This project is migrating to a Next.js app with a packetized 80 ms speech-to-speech loop using an MLX-backed realtime server. For the current architecture and contracts, see ARCHITECTURE.md and PLAN.md.
Quickstart (current stack)
- Install deps:
npm -C next-server install - Start packet WS server:
npm -C next-server run packet:server(health: http://localhost:8788/health) - Start Next.js UI:
npm -C next-server run dev(open: http://localhost:3000/packet-voice and /whisperx) - Smoke test:
npm -C next-server run smoke
Key environment variables
- NEXT_PUBLIC_PACKET_WS (default ws://localhost:8788)
- PACKET_SERVER_URL (override base URL for Next API tests if packet server runs on a non-default host/port)

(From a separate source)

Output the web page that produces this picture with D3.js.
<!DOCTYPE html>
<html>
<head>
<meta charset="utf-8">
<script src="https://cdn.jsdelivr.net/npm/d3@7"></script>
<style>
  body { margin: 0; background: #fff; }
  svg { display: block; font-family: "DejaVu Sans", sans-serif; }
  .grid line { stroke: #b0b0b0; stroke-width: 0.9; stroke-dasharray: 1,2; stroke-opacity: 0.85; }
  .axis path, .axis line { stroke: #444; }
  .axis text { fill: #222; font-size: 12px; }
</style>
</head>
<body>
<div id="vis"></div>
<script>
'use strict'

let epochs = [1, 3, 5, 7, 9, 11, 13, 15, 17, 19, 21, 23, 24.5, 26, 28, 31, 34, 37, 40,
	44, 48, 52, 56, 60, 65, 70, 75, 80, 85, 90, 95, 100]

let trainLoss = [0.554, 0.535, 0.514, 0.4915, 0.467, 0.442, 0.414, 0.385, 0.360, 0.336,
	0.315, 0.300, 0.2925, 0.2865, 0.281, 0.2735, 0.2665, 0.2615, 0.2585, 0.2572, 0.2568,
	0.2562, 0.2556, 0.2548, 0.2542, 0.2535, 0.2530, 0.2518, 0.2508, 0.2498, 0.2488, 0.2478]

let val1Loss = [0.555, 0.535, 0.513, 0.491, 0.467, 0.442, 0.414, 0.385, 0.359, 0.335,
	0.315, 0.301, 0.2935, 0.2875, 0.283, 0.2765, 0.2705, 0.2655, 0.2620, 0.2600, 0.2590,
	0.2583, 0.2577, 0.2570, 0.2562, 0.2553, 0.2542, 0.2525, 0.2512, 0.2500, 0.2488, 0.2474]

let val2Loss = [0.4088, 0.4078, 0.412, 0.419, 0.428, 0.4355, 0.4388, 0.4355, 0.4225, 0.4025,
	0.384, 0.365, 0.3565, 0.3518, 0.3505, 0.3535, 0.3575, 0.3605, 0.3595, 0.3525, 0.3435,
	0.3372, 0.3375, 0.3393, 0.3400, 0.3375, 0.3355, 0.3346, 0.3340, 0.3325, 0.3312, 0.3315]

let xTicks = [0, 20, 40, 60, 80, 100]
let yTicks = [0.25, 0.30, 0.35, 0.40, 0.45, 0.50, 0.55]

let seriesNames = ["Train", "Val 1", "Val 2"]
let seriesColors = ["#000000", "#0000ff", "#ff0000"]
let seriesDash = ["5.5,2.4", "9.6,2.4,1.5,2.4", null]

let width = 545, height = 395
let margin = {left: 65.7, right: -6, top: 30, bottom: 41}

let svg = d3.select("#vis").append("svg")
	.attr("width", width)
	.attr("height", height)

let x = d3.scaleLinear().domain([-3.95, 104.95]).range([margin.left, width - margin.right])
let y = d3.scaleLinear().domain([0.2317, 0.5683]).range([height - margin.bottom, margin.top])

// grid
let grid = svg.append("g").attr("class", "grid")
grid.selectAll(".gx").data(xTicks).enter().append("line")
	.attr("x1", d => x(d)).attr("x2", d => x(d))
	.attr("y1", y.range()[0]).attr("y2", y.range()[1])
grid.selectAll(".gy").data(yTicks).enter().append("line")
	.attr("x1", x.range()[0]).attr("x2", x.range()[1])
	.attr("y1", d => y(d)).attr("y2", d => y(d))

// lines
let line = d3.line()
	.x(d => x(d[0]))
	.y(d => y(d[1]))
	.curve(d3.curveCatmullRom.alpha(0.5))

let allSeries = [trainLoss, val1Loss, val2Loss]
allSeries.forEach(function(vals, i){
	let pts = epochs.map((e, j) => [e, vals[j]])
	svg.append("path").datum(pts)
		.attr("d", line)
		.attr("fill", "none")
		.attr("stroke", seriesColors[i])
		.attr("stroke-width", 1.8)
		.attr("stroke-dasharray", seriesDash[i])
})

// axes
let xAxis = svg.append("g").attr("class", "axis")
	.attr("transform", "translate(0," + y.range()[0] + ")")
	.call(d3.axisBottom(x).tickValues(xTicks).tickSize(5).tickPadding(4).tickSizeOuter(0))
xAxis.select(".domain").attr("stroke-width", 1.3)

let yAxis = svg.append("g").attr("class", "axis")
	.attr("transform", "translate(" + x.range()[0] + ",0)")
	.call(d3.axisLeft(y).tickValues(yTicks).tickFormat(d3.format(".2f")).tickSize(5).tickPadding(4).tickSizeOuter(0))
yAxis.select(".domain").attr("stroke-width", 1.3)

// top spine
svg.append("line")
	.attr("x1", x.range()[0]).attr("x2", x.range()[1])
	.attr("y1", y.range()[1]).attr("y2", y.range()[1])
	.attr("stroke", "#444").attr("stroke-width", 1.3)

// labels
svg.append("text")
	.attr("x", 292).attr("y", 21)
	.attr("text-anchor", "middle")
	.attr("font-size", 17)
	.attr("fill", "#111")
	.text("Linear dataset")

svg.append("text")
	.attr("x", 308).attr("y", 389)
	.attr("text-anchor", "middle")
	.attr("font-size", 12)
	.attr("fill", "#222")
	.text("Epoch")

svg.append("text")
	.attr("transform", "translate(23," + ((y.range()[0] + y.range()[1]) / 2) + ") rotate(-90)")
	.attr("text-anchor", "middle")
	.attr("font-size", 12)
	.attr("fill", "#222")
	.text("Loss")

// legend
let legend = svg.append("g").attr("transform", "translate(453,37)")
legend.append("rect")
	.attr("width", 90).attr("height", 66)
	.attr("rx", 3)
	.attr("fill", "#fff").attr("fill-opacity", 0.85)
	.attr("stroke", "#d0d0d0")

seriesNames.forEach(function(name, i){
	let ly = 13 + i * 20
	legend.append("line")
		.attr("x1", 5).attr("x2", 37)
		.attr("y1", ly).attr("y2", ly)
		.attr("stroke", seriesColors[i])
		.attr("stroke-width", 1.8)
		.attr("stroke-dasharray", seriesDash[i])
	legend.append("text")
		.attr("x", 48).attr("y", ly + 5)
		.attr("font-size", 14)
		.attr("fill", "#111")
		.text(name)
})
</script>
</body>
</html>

- HF_TOKEN (server-side for /api/hf proxy); NEXT_PUBLIC_HF_TOKEN (optional client-side, for public models only)
- NEXT_PUBLIC_HF_MIRROR=/api/hf (recommended to mirror model assets via local proxy)

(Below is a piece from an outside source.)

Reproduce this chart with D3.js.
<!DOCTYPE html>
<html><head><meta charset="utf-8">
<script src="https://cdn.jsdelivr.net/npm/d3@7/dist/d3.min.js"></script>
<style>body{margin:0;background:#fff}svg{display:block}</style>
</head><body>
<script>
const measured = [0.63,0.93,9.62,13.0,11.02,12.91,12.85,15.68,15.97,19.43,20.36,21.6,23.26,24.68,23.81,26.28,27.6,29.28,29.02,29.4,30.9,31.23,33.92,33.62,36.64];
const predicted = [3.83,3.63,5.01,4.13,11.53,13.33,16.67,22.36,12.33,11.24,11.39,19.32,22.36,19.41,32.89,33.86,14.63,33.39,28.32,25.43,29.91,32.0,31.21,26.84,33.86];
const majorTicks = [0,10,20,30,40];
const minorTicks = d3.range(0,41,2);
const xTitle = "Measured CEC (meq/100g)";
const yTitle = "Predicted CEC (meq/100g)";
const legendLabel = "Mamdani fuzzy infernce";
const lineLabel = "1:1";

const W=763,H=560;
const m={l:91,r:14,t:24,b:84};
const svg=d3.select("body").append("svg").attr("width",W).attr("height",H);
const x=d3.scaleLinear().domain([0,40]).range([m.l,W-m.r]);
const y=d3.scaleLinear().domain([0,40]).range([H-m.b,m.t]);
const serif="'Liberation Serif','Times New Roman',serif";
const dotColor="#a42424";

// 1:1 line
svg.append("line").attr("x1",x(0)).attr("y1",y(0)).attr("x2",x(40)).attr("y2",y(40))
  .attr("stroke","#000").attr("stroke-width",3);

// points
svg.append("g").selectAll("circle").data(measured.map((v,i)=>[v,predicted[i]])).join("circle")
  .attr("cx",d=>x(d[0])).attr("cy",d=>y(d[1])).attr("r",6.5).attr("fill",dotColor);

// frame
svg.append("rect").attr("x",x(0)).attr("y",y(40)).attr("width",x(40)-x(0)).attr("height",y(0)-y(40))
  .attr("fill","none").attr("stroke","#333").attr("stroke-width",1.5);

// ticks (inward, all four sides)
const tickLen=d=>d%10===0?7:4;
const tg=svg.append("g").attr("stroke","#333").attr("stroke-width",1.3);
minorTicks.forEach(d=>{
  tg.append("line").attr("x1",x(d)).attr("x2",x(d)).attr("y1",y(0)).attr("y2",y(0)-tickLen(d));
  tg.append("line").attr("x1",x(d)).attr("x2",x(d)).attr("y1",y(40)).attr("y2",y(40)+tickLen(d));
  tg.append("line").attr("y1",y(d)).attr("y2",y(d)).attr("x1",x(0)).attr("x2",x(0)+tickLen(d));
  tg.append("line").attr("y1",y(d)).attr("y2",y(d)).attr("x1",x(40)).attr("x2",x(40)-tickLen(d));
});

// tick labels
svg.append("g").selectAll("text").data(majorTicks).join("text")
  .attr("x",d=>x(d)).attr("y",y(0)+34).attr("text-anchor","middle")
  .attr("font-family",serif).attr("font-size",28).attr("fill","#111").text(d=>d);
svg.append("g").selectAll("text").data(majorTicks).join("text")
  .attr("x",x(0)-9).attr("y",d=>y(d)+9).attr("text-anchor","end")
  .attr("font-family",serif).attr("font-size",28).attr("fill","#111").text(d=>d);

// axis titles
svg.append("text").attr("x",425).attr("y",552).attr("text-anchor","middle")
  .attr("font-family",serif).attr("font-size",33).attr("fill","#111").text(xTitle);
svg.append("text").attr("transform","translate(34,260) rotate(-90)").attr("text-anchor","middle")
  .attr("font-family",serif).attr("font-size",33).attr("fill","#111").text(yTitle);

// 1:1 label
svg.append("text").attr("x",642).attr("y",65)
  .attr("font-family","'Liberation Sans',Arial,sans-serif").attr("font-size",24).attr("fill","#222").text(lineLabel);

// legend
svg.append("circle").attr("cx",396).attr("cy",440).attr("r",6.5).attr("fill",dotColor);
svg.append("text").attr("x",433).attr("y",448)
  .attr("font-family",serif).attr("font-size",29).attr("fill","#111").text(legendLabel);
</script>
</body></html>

- LM_REPO (HF repo id for LM safetensors) or LM_GGUF (absolute GGUF path for text-only LM mode)
- MIMI_REPO (HF repo id for Mimi/tokenizer) or MIMI_LOCAL (absolute local safetensors path)
- Notes: Model readiness visible at http://localhost:8788/weights; encode/decode require real Mimi; LM step requires loaded weights
Documentation
- Architecture and runtime contracts: ARCHITECTURE.md
- Execution plan and milestones: PLAN.md
- Architecture and runtime contracts: ARCHITECTURE.md
- Execution plan and milestones: PLAN.md
- CSM integration details: docs/CSM.md
- original_csm/: Reference copy of the original CSM code for study and integration planning.

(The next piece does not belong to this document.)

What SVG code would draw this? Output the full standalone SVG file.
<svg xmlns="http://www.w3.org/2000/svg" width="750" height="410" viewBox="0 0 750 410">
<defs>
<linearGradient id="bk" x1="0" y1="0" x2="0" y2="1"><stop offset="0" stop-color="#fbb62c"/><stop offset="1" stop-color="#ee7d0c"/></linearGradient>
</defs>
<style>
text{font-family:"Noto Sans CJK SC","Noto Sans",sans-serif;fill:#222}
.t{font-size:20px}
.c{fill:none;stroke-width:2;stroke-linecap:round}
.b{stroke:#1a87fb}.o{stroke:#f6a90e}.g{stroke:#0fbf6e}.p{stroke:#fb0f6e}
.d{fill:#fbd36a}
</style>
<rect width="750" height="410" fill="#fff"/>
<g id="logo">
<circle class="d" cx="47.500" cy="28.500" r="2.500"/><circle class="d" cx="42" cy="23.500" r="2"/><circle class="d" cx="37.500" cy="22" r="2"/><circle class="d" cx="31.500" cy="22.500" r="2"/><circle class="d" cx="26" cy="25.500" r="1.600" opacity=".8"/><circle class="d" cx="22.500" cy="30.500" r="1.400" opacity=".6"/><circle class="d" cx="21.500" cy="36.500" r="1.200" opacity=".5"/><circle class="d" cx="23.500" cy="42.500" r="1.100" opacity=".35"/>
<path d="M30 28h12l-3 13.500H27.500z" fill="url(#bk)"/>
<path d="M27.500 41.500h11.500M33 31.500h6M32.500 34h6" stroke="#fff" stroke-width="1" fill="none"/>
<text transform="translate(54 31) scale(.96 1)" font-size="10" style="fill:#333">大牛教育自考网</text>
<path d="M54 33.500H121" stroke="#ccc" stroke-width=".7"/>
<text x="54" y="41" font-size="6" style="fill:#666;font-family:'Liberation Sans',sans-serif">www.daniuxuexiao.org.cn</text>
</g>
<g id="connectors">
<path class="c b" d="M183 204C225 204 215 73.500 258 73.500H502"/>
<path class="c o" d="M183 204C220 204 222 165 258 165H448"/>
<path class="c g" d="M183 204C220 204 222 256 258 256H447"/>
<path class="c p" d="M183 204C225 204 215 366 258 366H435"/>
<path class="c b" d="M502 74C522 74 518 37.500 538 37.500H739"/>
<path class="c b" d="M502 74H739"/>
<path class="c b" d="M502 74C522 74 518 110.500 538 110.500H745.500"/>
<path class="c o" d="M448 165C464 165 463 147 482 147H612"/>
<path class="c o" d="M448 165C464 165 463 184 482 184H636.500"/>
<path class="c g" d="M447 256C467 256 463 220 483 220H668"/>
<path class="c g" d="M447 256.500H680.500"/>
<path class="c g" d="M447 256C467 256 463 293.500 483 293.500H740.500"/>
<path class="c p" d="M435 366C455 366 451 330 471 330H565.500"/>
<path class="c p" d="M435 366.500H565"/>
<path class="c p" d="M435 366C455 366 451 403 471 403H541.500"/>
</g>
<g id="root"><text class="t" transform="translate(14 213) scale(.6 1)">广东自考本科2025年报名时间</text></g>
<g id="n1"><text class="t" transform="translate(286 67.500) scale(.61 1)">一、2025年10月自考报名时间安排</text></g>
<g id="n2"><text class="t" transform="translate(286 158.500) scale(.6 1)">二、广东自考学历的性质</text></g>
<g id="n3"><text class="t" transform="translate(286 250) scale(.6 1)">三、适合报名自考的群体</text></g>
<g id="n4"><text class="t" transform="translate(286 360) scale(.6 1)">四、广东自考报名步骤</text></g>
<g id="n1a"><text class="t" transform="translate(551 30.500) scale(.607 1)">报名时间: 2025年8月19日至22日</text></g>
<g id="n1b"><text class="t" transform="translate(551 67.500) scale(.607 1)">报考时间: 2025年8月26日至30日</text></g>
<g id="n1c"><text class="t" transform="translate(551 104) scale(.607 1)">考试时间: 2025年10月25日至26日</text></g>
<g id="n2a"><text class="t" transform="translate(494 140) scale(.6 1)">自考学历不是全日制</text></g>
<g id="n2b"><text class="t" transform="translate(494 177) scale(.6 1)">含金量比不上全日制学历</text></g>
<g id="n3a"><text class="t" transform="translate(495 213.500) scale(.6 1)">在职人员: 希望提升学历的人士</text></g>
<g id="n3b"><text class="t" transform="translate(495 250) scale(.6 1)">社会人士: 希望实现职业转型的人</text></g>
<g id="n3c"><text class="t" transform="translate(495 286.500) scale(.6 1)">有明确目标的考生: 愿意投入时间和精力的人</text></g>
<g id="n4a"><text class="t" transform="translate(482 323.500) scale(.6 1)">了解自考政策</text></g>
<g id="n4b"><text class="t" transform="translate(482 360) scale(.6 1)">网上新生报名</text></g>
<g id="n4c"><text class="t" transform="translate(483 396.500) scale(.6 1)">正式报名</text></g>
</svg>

- models/: Contains local model artifacts. The .gguf file here corresponds to the included CSM model (used for LM text-only experiments in this repo).
- Sesame AI Labs for CSM (Conversational Speech Model).
- Kyutai for Moshi (speech–text) and Mimi (streaming codec).
- Hugging Face for model hosting and Transformers ecosystem.
Note: Any legacy content referencing LM Studio has been archived and is not part of this Next.js packetized implementation.
A lightweight LM profiling endpoint is available on the packet server to help measure per‑step generation latency.
- Endpoint: GET http://localhost:8788/profile/lm
- Query params:
- steps: number of timed steps (default 16; min 1; max 1000)
- warmup: number of warmup steps before timing (default 2; min 0; max 100)
- timer or debug: set to 1 (default) to include perStepMs array; 0 to omit
Example:
curl "http://localhost:8788/profile/lm?steps=32&warmup=4&timer=1"
Response:
{
"ok": true,
"steps": 32,
"warmup": 4,
"totalMs": 420,
"avgMs": 13.1,
"perStepMs": [12, 13, ...],
"tokens": [123, 456, ...]
}
Notes:
- Returns 503 if the LM is not ready (weights not loaded).
- In text‑only GGUF mode (audio_codebooks=0) the endpoint still works, feeding only the text channel.